» **Stated goal**
Go through the listing beneath this task and return every line that carries the string "chart".

» **Provided entries**
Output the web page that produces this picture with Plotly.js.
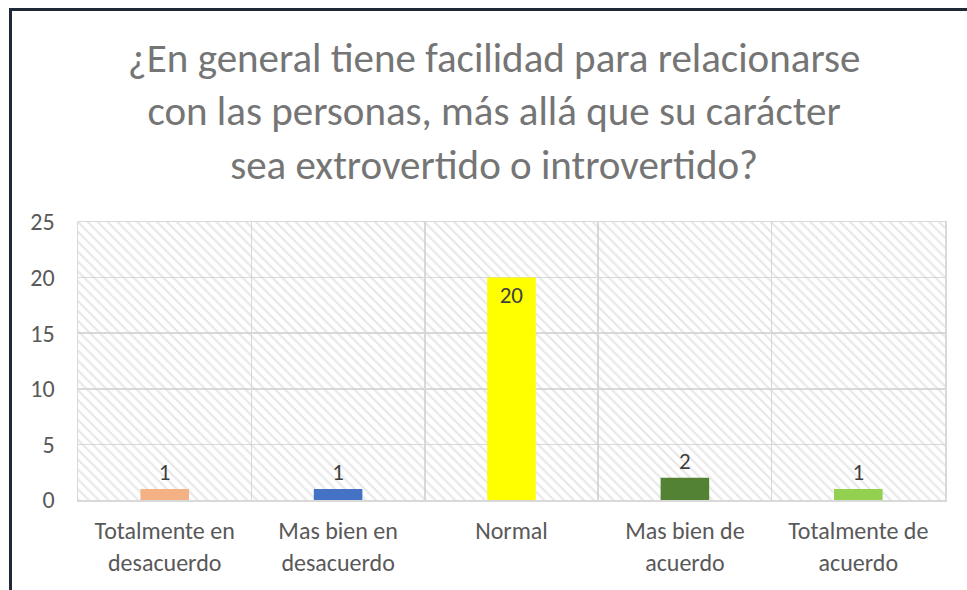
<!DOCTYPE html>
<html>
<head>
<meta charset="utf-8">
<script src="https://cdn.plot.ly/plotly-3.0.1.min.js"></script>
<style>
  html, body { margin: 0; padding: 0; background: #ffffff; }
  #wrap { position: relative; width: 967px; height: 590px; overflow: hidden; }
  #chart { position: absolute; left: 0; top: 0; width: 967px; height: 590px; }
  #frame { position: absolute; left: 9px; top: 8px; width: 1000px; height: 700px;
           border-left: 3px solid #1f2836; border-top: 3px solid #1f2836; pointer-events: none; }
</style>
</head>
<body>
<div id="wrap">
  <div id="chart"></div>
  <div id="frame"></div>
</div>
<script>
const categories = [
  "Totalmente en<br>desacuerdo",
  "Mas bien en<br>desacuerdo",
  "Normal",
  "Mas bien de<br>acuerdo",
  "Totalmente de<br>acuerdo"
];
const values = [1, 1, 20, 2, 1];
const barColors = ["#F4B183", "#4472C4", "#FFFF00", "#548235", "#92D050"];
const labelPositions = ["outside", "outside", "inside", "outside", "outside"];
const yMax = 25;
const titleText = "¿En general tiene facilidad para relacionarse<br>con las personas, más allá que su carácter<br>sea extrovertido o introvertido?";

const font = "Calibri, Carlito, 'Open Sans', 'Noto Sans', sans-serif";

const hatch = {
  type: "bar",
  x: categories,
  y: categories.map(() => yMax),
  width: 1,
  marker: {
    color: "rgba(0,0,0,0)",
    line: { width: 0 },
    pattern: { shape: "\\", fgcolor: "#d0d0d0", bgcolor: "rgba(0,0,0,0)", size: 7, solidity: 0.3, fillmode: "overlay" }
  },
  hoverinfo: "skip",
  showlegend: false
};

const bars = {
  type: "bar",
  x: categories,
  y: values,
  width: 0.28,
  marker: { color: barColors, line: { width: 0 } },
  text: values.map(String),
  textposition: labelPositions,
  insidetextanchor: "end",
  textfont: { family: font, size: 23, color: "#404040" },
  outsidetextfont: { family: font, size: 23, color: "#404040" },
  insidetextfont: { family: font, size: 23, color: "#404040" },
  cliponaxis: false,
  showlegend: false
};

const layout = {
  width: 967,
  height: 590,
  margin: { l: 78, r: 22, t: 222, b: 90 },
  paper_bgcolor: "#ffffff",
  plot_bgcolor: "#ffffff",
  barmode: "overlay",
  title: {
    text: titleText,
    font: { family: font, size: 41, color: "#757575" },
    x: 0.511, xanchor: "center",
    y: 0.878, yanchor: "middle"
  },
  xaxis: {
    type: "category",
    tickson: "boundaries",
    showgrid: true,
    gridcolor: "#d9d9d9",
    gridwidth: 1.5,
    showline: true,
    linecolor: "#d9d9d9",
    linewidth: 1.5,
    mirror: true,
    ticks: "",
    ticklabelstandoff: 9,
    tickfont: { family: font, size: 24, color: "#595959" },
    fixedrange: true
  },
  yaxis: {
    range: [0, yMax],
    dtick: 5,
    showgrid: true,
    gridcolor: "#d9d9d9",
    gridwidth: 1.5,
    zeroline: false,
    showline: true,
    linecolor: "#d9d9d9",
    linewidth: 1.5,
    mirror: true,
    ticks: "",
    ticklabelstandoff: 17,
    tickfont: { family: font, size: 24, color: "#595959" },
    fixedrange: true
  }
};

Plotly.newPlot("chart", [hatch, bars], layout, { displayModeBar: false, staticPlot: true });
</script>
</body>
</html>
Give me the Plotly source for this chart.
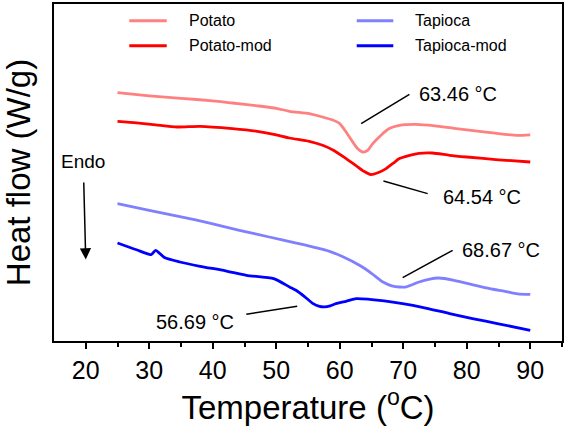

» **Completed exercise**
  #chart { position: absolute; left: 0; top: 0; width: 967px; height: 590px; }
  <div id="chart"></div>
Plotly.newPlot("chart", [hatch, bars], layout, { displayModeBar: false, staticPlot: true });
Give me the Plotly source for this chart.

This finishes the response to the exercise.